Значение объединения психологических механизмов обмана и полностью сложившейся системы, опосредующей представления ребенка об устройстве мира, состоит в том, что оно решающим образом связано с одним из наших главных героев — созданием Ролза. Когда ролзианское существо оценивает действие с точки зрения его допустимости, оно подсознательно и автоматически оценивает причинные и намеренные аспекты действия и его последствий. Решение вопроса о том, что считать моральным нарушением, зависит от основополагающей причины.
В главе 1 я обсуждал известную моральную дилемму, первоначально сформулированную философом-экзистенциалистом Жаном Полем Сартром. Индивидуум сталкивается с двумя вариантами, связанными с обещанием вернуть взятое на время ружье после сезона охоты. Первый вариант: он держит обещание и возвращает ружье, зная, что его владелец был клинически диагностирован как психопат. Второй вариант: он нарушает обещание, оставляет ружье у себя и спасает жизни многих людей, кому потенциально мог угрожать психопат. Интуиция большинства людей позволяет считать ложь в этой ситуации допустимой, поскольку она позволяет избежать большего вреда. Главным в этом интуитивном решении является суждение, согласно которому намерение солгать рассматривается как положительный результат (спасение многих людей), а не отрицательный (нарушение обещания). Однако люди, в том числе дети, оценивая эту ситуацию, возможно, согласились бы и с таким утверждением: если бы владелец не был психопатом, то нарушение обещания было бы неправильным поступком.
Все юридические системы базируются на способности некоторого управляющего органа проводить различие между ложью и истиной. Любой судья, занимающий нейтральную позицию, должен опросить обвиняемого и всех включенных в процесс свидетелей, чтобы получить доступ к истинному положению дел. В некоторых ситуациях единственными свидетелями в деле могут оказаться дети. Во многих странах число детей, выступающих свидетелями на судебных процессах, существенно выросло. По сообщениям, только в США, начиная с 1990 года, их число достигло приблизительно ста тысяч в год, а возраст детей-свидетелей снизился до трех лет. Каким образом суд должен решить, является ли их информация полезной, насколько объективно она отражает то, что произошло на самом деле?

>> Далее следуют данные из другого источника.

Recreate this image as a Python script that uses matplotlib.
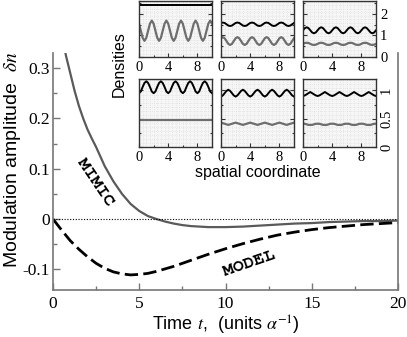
import matplotlib
matplotlib.use("Agg")
import matplotlib.pyplot as plt
import numpy as np

plt.rcParams['font.family'] = ['Liberation Sans', 'DejaVu Sans']
plt.rcParams['mathtext.fontset'] = 'stix'

W, H = 407, 337

# main panel: modulation amplitude vs time
t_mimic = [0.5, 0.75, 1.0, 1.25, 1.5, 1.75, 2.0, 2.25, 2.5, 2.75, 3.0, 3.5, 4.0, 4.5,
           5.0, 5.5, 6.0, 6.5, 7.0, 7.5, 8.0, 9.0, 10.0, 11.0, 12.0, 13.0, 14.0,
           15.0, 16.0, 17.0, 18.0, 19.0, 20.0]
mimic = [0.37, 0.325, 0.29, 0.255, 0.225, 0.2, 0.178, 0.16, 0.143, 0.124, 0.105, 0.075,
         0.05, 0.03, 0.016, 0.006, 0.0, -0.005, -0.009, -0.012, -0.014, -0.016, -0.016,
         -0.015, -0.013, -0.011, -0.009, -0.008, -0.006, -0.005, -0.004, -0.004, -0.003]

t_model = [0, 0.5, 1, 1.5, 2, 2.5, 3, 3.5, 4, 4.5, 5, 5.5, 6, 7, 8, 9, 10, 11, 12,
           13, 14, 15, 16, 17, 18, 19, 20]
model = [0, -0.022, -0.043, -0.06, -0.075, -0.088, -0.098, -0.105, -0.109, -0.111,
         -0.11, -0.108, -0.104, -0.094, -0.082, -0.07, -0.059, -0.049, -0.04, -0.032,
         -0.026, -0.021, -0.017, -0.014, -0.011, -0.009, -0.007]

x_ticks = [0, 5, 10, 15, 20]
x_ticklabels = ['0', '5', '10', '15', '20']
y_ticks = [-0.1, 0, 0.1, 0.2, 0.3]
y_ticklabels = ['-0.1', '0', '0.1', '0.2', '0.3']

# inset: density profiles (black / gray species), x = 0 .. 10 step 0.25
xs = list(np.linspace(0, 10, 41))
x_flat = [0, 10]

r1c1_black = [2.42, 2.42]
r1c1_gray = [1.55, 1.22, 0.89, 0.75, 0.89, 1.22, 1.55, 1.69,
             1.55, 1.22, 0.89, 0.75, 0.89, 1.22, 1.55, 1.69,
             1.55, 1.22, 0.89, 0.75, 0.89, 1.22, 1.55, 1.69,
             1.55, 1.22, 0.89, 0.75, 0.89, 1.22, 1.55, 1.69,
             1.55, 1.22, 0.89, 0.75, 0.89, 1.22, 1.55, 1.69, 1.55]
r1c2_black = [1.58, 1.60, 1.58, 1.52, 1.46, 1.44, 1.46, 1.52,
              1.58, 1.60, 1.58, 1.52, 1.46, 1.44, 1.46, 1.52,
              1.58, 1.60, 1.58, 1.52, 1.46, 1.44, 1.46, 1.52,
              1.58, 1.60, 1.58, 1.52, 1.46, 1.44, 1.46, 1.52,
              1.58, 1.60, 1.58, 1.52, 1.46, 1.44, 1.46, 1.52, 1.58]
r1c2_gray = [0.87, 0.92, 0.87, 0.74, 0.61, 0.56, 0.61, 0.74,
             0.87, 0.92, 0.87, 0.74, 0.61, 0.56, 0.61, 0.74,
             0.87, 0.92, 0.87, 0.74, 0.61, 0.56, 0.61, 0.74,
             0.87, 0.92, 0.87, 0.74, 0.61, 0.56, 0.61, 0.74,
             0.87, 0.92, 0.87, 0.74, 0.61, 0.56, 0.61, 0.74, 0.87]
r1c3_black = [1.24, 1.34, 1.38, 1.34, 1.24, 1.14, 1.10, 1.14,
              1.24, 1.34, 1.38, 1.34, 1.24, 1.14, 1.10, 1.14,
              1.24, 1.34, 1.38, 1.34, 1.24, 1.14, 1.10, 1.14,
              1.24, 1.34, 1.38, 1.34, 1.24, 1.14, 1.10, 1.14,
              1.24, 1.34, 1.38, 1.34, 1.24, 1.14, 1.10, 1.14, 1.24]
r1c3_gray = [0.61, 0.65, 0.66, 0.65, 0.61, 0.57, 0.56, 0.57,
             0.61, 0.65, 0.66, 0.65, 0.61, 0.57, 0.56, 0.57,
             0.61, 0.65, 0.66, 0.65, 0.61, 0.57, 0.56, 0.57,
             0.61, 0.65, 0.66, 0.65, 0.61, 0.57, 0.56, 0.57,
             0.61, 0.65, 0.66, 0.65, 0.61, 0.57, 0.56, 0.57, 0.61]
r2c1_black = [0.95, 0.98, 1.06, 1.13, 1.16, 1.13, 1.06, 0.98,
              0.95, 0.98, 1.06, 1.13, 1.16, 1.13, 1.06, 0.98,
              0.95, 0.98, 1.06, 1.13, 1.16, 1.13, 1.06, 0.98,
              0.95, 0.98, 1.06, 1.13, 1.16, 1.13, 1.06, 0.98,
              0.95, 0.98, 1.06, 1.13, 1.16, 1.13, 1.06, 0.98, 0.95]
r2c1_gray = [0.485, 0.485]
r2c2_black = [0.89, 0.91, 0.95, 0.99, 1.01, 0.99, 0.95, 0.91,
              0.89, 0.91, 0.95, 0.99, 1.01, 0.99, 0.95, 0.91,
              0.89, 0.91, 0.95, 0.99, 1.01, 0.99, 0.95, 0.91,
              0.89, 0.91, 0.95, 0.99, 1.01, 0.99, 0.95, 0.91,
              0.89, 0.91, 0.95, 0.99, 1.01, 0.99, 0.95, 0.91, 0.89]
r2c2_gray = [0.43, 0.42, 0.41, 0.40, 0.39, 0.40, 0.41, 0.42,
             0.43, 0.42, 0.41, 0.40, 0.39, 0.40, 0.41, 0.42,
             0.43, 0.42, 0.41, 0.40, 0.39, 0.40, 0.41, 0.42,
             0.43, 0.42, 0.41, 0.40, 0.39, 0.40, 0.41, 0.42,
             0.43, 0.42, 0.41, 0.40, 0.39, 0.40, 0.41, 0.42, 0.43]
r2c3_black = [0.90, 0.91, 0.93, 0.95, 0.97, 0.95, 0.93, 0.91,
              0.90, 0.91, 0.93, 0.95, 0.97, 0.95, 0.93, 0.91,
              0.90, 0.91, 0.93, 0.95, 0.97, 0.95, 0.93, 0.91,
              0.90, 0.91, 0.93, 0.95, 0.97, 0.95, 0.93, 0.91,
              0.90, 0.91, 0.93, 0.95, 0.97, 0.95, 0.93, 0.91, 0.90]
r2c3_gray = [0.41, 0.41, 0.40, 0.39, 0.39, 0.39, 0.40, 0.41,
             0.41, 0.41, 0.40, 0.39, 0.39, 0.39, 0.40, 0.41,
             0.41, 0.41, 0.40, 0.39, 0.39, 0.39, 0.40, 0.41,
             0.41, 0.41, 0.40, 0.39, 0.39, 0.39, 0.40, 0.41,
             0.41, 0.41, 0.40, 0.39, 0.39, 0.39, 0.40, 0.41, 0.41]

inset_x_ticks = [0, 4, 8]
row1_y_ticks = [0, 1, 2]
row1_y_labels = ['0', '1', '2']
row2_y_ticks = [0, 0.5, 1]
row2_y_labels = ['0', '0.5', '1']

COURIER = ['FreeMono', 'Courier Prime', 'Liberation Mono']


def px_box(x0, y0, x1, y1):
    return [x0 / W, 1 - y1 / H, (x1 - x0) / W, (y1 - y0) / H]


fig = plt.figure(figsize=(W / 100, H / 100), dpi=100)

ax = fig.add_axes(px_box(53, 53, 398, 290))
ax.plot(t_mimic, mimic, color='#5a5a5a', lw=1.6, solid_capstyle='butt')
ax.plot(t_model, model, color='black', lw=2.0, dashes=(4.8, 1.9))
ax.axhline(0, color='black', lw=0.8, ls=(0, (1, 1.5)))
ax.set_xlim(0, 20)
ax.set_ylim(-0.141, 0.33)
ax.set_xticks(x_ticks)
ax.set_xticklabels(x_ticklabels)
ax.set_xticks([2.5, 7.5, 12.5, 17.5], minor=True)
ax.set_yticks(y_ticks)
ax.set_yticklabels(y_ticklabels)
ax.set_yticks([-0.05, 0.05, 0.15, 0.25], minor=True)
ax.tick_params(labelfontfamily='Liberation Serif', labelsize=12.5)
ax.tick_params(which='both', direction='in', color='#777777', width=1.0)
ax.tick_params(which='major', length=5)
ax.tick_params(which='minor', length=3)
ax.tick_params(axis='y', pad=2)
ax.tick_params(axis='x', pad=4)
ax.spines['top'].set_visible(False)
for s in ['left', 'bottom', 'right']:
    ax.spines[s].set_color('#777777')
    ax.spines[s].set_linewidth(1.2)

ax.text(2.45, 0.072, 'MIMIC', family=COURIER, weight='bold', size=13,
        rotation=-56, ha='center', va='center', rotation_mode='anchor')
ax.text(11.4, -0.089, 'MODEL', family=COURIER, weight='bold', size=13,
        rotation=19, ha='center', va='center', rotation_mode='anchor')

fig.text(13 / W, 1 - 160 / H, 'Modulation amplitude  $\\delta n$', rotation=90,
         ha='center', va='center', size=14)
fig.text(226 / W, 1 - 325 / H, 'Time $t$,  (units $\\alpha^{-1}$)',
         ha='center', va='center', size=13)

# inset grid of density profiles
cols = [(139, 212), (221, 294), (303, 376)]
rows = [(1, 57), (79, 147)]
panels = [
    [(x_flat, r1c1_black, xs, r1c1_gray), (xs, r1c2_black, xs, r1c2_gray),
     (xs, r1c3_black, xs, r1c3_gray)],
    [(xs, r2c1_black, x_flat, r2c1_gray), (xs, r2c2_black, xs, r2c2_gray),
     (xs, r2c3_black, xs, r2c3_gray)],
]

for i, (y0, y1) in enumerate(rows):
    for j, (x0, x1) in enumerate(cols):
        a = fig.add_axes(px_box(x0, y0, x1, y1))
        a.set_facecolor('#f6f6f6')
        ymax = 2.6 if i == 0 else 1.2
        ystep = 0.16 if i == 0 else 0.07
        a.vlines(np.arange(0.5, 10, 0.5), 0, ymax, color='#d9d9d9', lw=0.5,
                 ls=(0, (1, 2)), zorder=0)
        a.hlines(np.arange(ystep, ymax, ystep), 0, 10, color='#d9d9d9', lw=0.5,
                 ls=(0, (1, 2)), zorder=0)
        bx, by, gx, gy = panels[i][j]
        a.plot(gx, gy, color='#6e6e6e', lw=1.6)
        a.plot(bx, by, color='black', lw=1.4)
        a.set_xlim(0, 10)
        a.set_ylim(0, ymax)
        a.set_xticks(inset_x_ticks)
        a.set_xticks([2, 6], minor=True)
        if i == 0:
            a.set_yticks(row1_y_ticks)
            a.set_yticklabels(row1_y_labels)
            a.set_yticks([0.5, 1.5, 2.5], minor=True)
        else:
            a.set_yticks(row2_y_ticks)
            a.set_yticklabels(row2_y_labels)
            a.set_yticks([0.25, 0.75], minor=True)
        a.tick_params(which='both', direction='in', left=True, right=True,
                      color='#333333', width=0.8, labelsize=10.5, pad=3,
                      labelfontfamily='Liberation Serif')
        a.tick_params(which='major', length=3)
        a.tick_params(which='minor', length=1.5)
        a.tick_params(axis='y', labelleft=False, labelright=(j == 2))
        if i == 1:
            a.tick_params(axis='y', labelrotation=90)
            for lab in a.get_yticklabels():
                lab.set_va('center')
        for s in a.spines.values():
            s.set_color('#333333')
            s.set_linewidth(1.0)

fig.text(119 / W, 1 - 64 / H, 'Densities', rotation=90, ha='center', va='center',
         size=11.5)
fig.text(258 / W, 1 - 172 / H, 'spatial coordinate', ha='center', va='center',
         size=11.5)

fig.savefig('out.png', dpi=100)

В Соединенных Штатах и Канаде суд реализует двухэтапную процедуру, перед тем как допустить ребенка к трибуне свидетеля. Сначала судья задает ряд вопросов, чтобы оценить, понимает ли ребенок различие между ложью и правдой, осознает ли он последствия той и другой? Цель состоит в том, чтобы установить, готов ли ребенок к нравственному действию — правдивому изложению событий. Если судья удовлетворен ответами ребенка и убежден, что его память о случившемся достаточно надежна, наступает второй этап. Ребенок должен обещать говорить правду. Если оба этапа удачно пройдены, то ребенок появляется на трибуне свидетеля. В отсутствие правдивого свидетеля-ребенка сексуальные извращенцы вообще могли бы никогда не попасть за решетку.
Двухэтапная процедура суда базируется на некоторых предположениях об отношениях между компетентностью и выполнением. Действительно ли более вероятно, например, что дети, которые понимают различие между правдой и ложью, в суде скажут правду? Когда дети обещают говорить правду, понимают ли они, чем вызвана необходимость этого обещания? Насколько обещание говорить правду, данное ребенком, не позволяет ему солгать в суде? Для того чтобы ответить на эти вопросы, Тальвар и ее коллеги провели ряд экспериментов с участием детей трех — семи лет. Результаты показали, что дети всех возрастных групп признают ложь как моральное нарушение и часто заявляют, что лгун должен исправиться и сказать правду. Когда гипотетические сценарии включали их собственные действия, дети всех возрастов часто лгали, чтобы скрыть свои нарушения.
Есть два способа интерпретировать эти факты. С одной стороны, дети могут иметь рано развившуюся общую компетентность, позволяющую отличить ложь от истины, но когда эта необходимость возникает в их собственных действиях (непосредственном исполнении) или когда их просят сообщить, как бы они поступили, иногда они лгут. Намеченные позиции (от компетентности к признанию нарушения и от него к исполнению — необходимости сделать что-то по этому поводу) не всегда возможно объединить или выстроить параллельно. В этот процесс могут вмешаться другие способности, препятствуя обнаружению правды. Альтернативно, хотя и не всегда исключая первое, дети могут понимать общее правило: лгать нельзя. Однако они просто не желают следовать кантианскому категорическому императиву: если плохо, когда лгут другие, значит, лгать нехорошо и для меня тоже. С другой стороны, несогласованность в поведении ребенка обнаруживает недостатки в процедуре суда: факт, что ребенок признает различие между ложью и правдой и воспринимает правдивое сообщение как действие более высокого морального уровня, не подразумевает, что он реализует эту позицию, когда возникнет необходимость такого рода в его собственных действиях. Качество судебной процедуры при этом сомнительно. Первый этап в этой процедуре не обеспечивает никакой гарантии, что дети скажут правду.